In my opinion, the most important ingredient that is missing from Estonian economy is a strong domestic demand. Depressed demand is the real reason for under investment, social problems, emigration, substandard government services and so on. Businesses will not create jobs while there is no underlying demand for their goods and services. Competitive tax rates and decent infrastructure are useless if demand is not there. Remove oxygen from the room and the athlete will not be able to compete, not matter how much he trained.
The state is ignoring this key relationship between demand and growth and worse still the state is responsible for some of the negative growth, through its wage policy for state employees, for example.
One of the important misconceptions present in official Estonian economic thinking is a deep belief in the ability of free market, with minimal state interference to fix present economic ills. The success of leizess faire policy in the first 20 years of independence lead to an almost religious trust in free markets as the only way of moving economy forward. The fact that most successful economies including our Northern neighbors have roughly 50% of economic activity generated by the state is ignored. It is not a coincidence that developed countries are also the ones with high level of state participation and correspondingly high and complex taxation systems.
Since I live in Canada, I would like to use as an example one of the more effective economic tools used by Canadian policymakers and leave it as an alternative solution for Estonian policymakers to consider. The demand and income levels are directly related to the loan growth and corresponding growth in money supply. I believe that one of the main goals of policymakers in Estonia should be pursuit of strong consistent growth in money supply and corresponding growth in domestic demand and income.
One of the key methods of pushing up demand is attracting financing towards real estate. Real estate absorbs significant loans and creates local employment. In Canada an institution called Canada Mortgage and Housing Corporation was set up by Federal Government in 1946 to ensure there is adequate supply of low priced mortgages for homebuyers. CMHC provides to banks an insurance against default on mortgages as long as certain criteria are met (loan to market value, income of applicants and so on). Canadian Banks offer their clients a choice, if the creditor is highly secure, then mortgage is offered without CMHC insurance, if bank is unwilling to extend the loan, then bank may ask the client to pay a CMHC insurance premium. In Estonia, I would suggest setting up insurance for first time buyers with a 5% minimum down payment, this would attract new funds to the market and at the same time serve as an important social policy tool. All of a sudden a new source of demand for housing would be created from client base that was previously neglected by financial institutions. Banks become highly motivated to increase portfolio of real estate loans, this drives up demand for housing, increasing income and employment in this key sector. New demand leads to a steady rise in real estate values and improves liquidity in the market; therefore collateral to loan value on existing loan portfolio improves over time. Through multiplier effect, other sectors of the economy benefit from increase in money supply. Unlike other government schemes, Estonian equivalent of CMHC can pay for itself, by charging insurance premium for guarantee against default. Such institution can be set up as a separate entity, or as part of an existing entity such as Kredex or EAS. Furthermore, the state can effectively manage money supply and real estate values by changing its terms on its mortgage insurance and if necessary by expanding into other programs such as equity loans.

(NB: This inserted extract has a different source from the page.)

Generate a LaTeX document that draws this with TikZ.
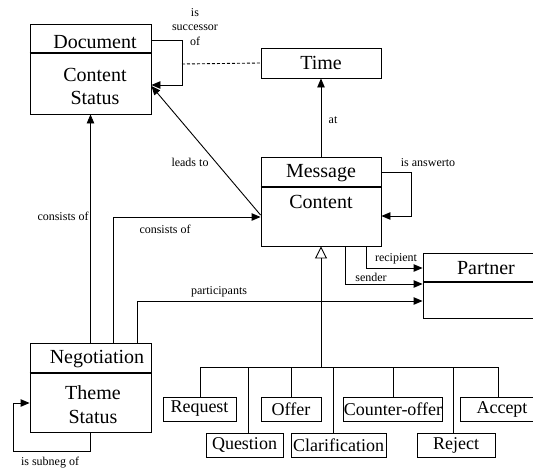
\documentclass[tikz,border=0pt]{standalone}
\usepackage{fontspec}
\setmainfont{Liberation Serif}
\usetikzlibrary{arrows.meta}

\begin{document}
\begin{tikzpicture}[x=1pt,y=-1pt,
    box/.style={draw,line width=0.9pt,inner sep=0pt},
    head/.style={font=\fontsize{20}{22}\selectfont},
    sub/.style={box,minimum height=24pt,font=\fontsize{18}{20}\selectfont},
    lbl/.style={font=\fontsize{12}{14.5}\selectfont,align=center},
    link/.style={line width=0.9pt,-{Triangle[length=9pt,width=7.5pt]}},
    isa/.style={line width=0.9pt},
    sep/.style={line width=1.6pt}]
    \useasboundingbox (0,0) rectangle (533,469);
    \clip (0,0) rectangle (533,469);

    % classes
    \node[box,minimum width=121pt,minimum height=90pt] (doc) at (90.5,69) {};
    \draw[sep] (doc.west |- 0,53) -- (doc.east |- 0,53);
    \node[head] (docname) at (95,42) {Document};
    \node[head] (docattr1) at (95,75) {Content};
    \node[head] (docattr2) at (95,98) {Status};

    \node[box,head,minimum width=120pt,minimum height=30pt] (time) at (321,63) {Time};

    \node[box,minimum width=120pt,minimum height=89pt] (msg) at (321,201.5) {};
    \draw[sep] (msg.west |- 0,187) -- (msg.east |- 0,187);
    \node[head] (msgname) at (321,173) {Message};
    \node[head] (msgattr) at (321,202) {Content};

    \node[box,minimum width=121pt,minimum height=89pt] (neg) at (90.5,387.5) {};
    \draw[sep] (neg.west |- 0,373) -- (neg.east |- 0,373);
    \node[head] (negname) at (97,359) {Negotiation};
    \node[head] (negattr1) at (93,393) {Theme};
    \node[head] (negattr2) at (93,417) {Status};

    \node[box,minimum width=126pt,minimum height=65pt] (partner) at (486,285.5) {};
    \draw[sep] (partner.west |- 0,282) -- (partner.east |- 0,282);
    \node[head] (partnername) at (486,268) {Partner};

    % message kinds
    \node[sub,minimum width=73pt] (request) at (199.5,409) {Request};
    \node[sub,minimum width=77pt] (question) at (244.5,445) {Question};
    \node[sub,minimum width=60pt] (offer) at (291,409) {Offer};
    \node[sub,minimum width=95pt] (clarif) at (338.5,445) {Clarification};
    \node[sub,minimum width=96pt] (counter) at (393,409) {Counter-offer};
    \node[sub,minimum width=78pt] (reject) at (456,445) {Reject};
    \node[sub,minimum width=84pt] (accept) at (502,409) {Accept};

    % generalisation
    \coordinate (bar) at (321,367);
    \draw[isa,-{Triangle[open,length=12pt,width=12pt]}] (bar) -- (msg.south);
    \foreach \n/\x in {request/200,question/248,offer/291,clarif/333,counter/393,reject/453,accept/498}
        \draw[isa] (\n.north -| \x,0) |- (bar);

    % associations
    \draw[link] (doc.east |- 0,40) -| (182,85) -- (doc.east |- 0,85);
    \node[lbl] at (195,27) {is\\successor\\of};
    \draw[line width=0.9pt,dash pattern=on 3pt off 2pt] (182,64) -- (time.west);

    \draw[link] (msg.north) -- (time.south);
    \node[lbl] at (333,120) {at};

    \draw[link] (msg.east |- 0,172) -| (411,216) -- (msg.east |- 0,216);
    \node[lbl] at (428,163) {is answerto};

    \draw[link] (msg.west |- 0,215) -- (doc.east |- 0,86);
    \node[lbl] at (190,162) {leads to};

    \draw[link] (neg.north) -- (doc.south);
    \node[lbl] at (63,216) {consists of};

    \draw[link] (neg.north -| 113,0) |- (msg.west |- 0,217);
    \node[lbl] at (165,229) {consists of};

    \draw[link] (neg.north -| 137,0) |- (partner.west |- 0,301);
    \node[lbl] at (219,292) {participants};

    \draw[link] (msg.south -| 366,0) |- (partner.west |- 0,268);
    \node[lbl] at (396,259) {recipient};

    \draw[link] (msg.south -| 345,0) |- (partner.west |- 0,284);
    \node[lbl] at (371,277) {sender};

    \draw[link] (neg.south) |- (13,451) |- (neg.west |- 0,403);
    \node[lbl] at (50,463) {is subneg of};
\end{tikzpicture}
\end{document}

Once real estate starts to grow and market recovers, I propose a next step should be considered which is diversifying and increasing the revenue base and corresponding government expenditure. The state should use real estate expansion to improve its revenue base, through a steady increase in property taxes, real estate transfer taxes and increasing fees related to building permits. New forms of taxation of financial institutions may be considered as well. Improvement in the revenue base should be consumed immediately on alleviating the most pressing social ills, increasing wages for state employees, improving social safety net systems and so on.